RUSSIAN FOCUS: Polina Kanis

A mini-retrospective of the young video artist Polina Kanis, representing three of her works - "Workout", "Formal Portrait", "The Pool"

Полина Канис
Polina Kanis was born in 1985 in Leningrad. She graduated from the Gertsen Pedagogical University and The Rodchenko Art School. In 2010 she entered the long list of Kandinsky award within the "Young artist" nomination. In 2011 and in 2015, she was nominated for the state award "Innovation". Kanis's solo exhibitions were featured within the framework of Manifesta 10, Saint Petersburg, 2014, on the island of New Holland, Saint-Petersburg, 2013, and in Mystetskyi arsenal, Kiev, 2012. Kanis's works can be found in the following collections: the State Center of Contemporary Art, Moscow, Stella Art foundation, Moscow, Museum of modern art, Warsaw, The Art Vectors Investment Partnership Foundation, Vienna, the Foundation of Vladimir Smirnov and Konstantin Sorokin, Moscow, Foundation Videoinsight, Bologna. Polina was nominated for the "Innovation" award in 2015, for the film "Pool".

Workout

Russia | 2011 | 11 min

The work is a video performance, in which the author examines fitness and aerobics exercises in today's parks around Moscow as a strange hybrid of totalitarian sports aesthetics, pop cultural new age readings, and the democratic soviet ideal of harmonic physical development. The older people in the background of the recently restored rotunda in Neskuchny Garden (Moscow) warm up under the guidance of a young, full of strength fitness instructor.

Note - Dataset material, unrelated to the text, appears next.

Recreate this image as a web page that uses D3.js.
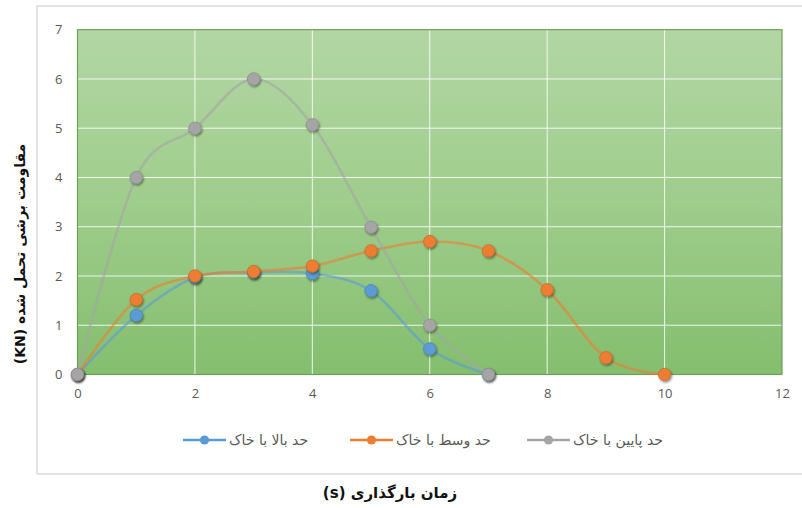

They warm up to the instructor's approving remarks, - "Breathe! You can do it! ". Trying to perform all the exercises correctly they get ready for the main exercise - the march, with a well-known "left, left, one, two, left!"

Formal portrait

Russia | 2014 | 8 min

The idea of the project is to reexamine the culture of parades and mass processions as one of the most powerful ideological instruments. The eternity of expectations become the key motif – we hear the roar of the engine as a symbol of a readiness to action. The pole has been prepared, the figures obediently come together to form a flag – this endless repetition is fated to remain in eternity, without ever becoming a moment in history. The ritual of the raising of the flag seems to be called upon to demonstrate a victorious strength in a dramatized, directed eternity, but it merely reveals the impotency of the action in place. The flag is raised in an enclosed, publicly unseen territory. Its ceremonial raising becomes a metaphor for a victory that will never come.

The pool

Russia | 2016 | 9 min

"The Pool" is a video that exposes reality in all of its dreamy ambiguity. People enter a relatively shallow pool and inexplicably disappear. "The Pool" displays the condition of sealed vacuum penetrated and plunged into reality by the suspicion of our essential experiences. Ever since then the video is perceived as a borderline condition. The video enhances the exhaustiveness of the border with the closed space of a sealed bunker hosting an impossible event half hidden by the surface of the water. The water is another border, which separates what we see from what is happening. The framing of the video directs the attention so that it follows the logic of a dream indistinguishable from reality. It is the video of airtight sense, airtight space and the airtight subject, estranged from itself and the socium of subjects who are just the same. The integral visual nature of a nightmare shimmers onto us. Nothing happens there, apart from the invisible catastrophe.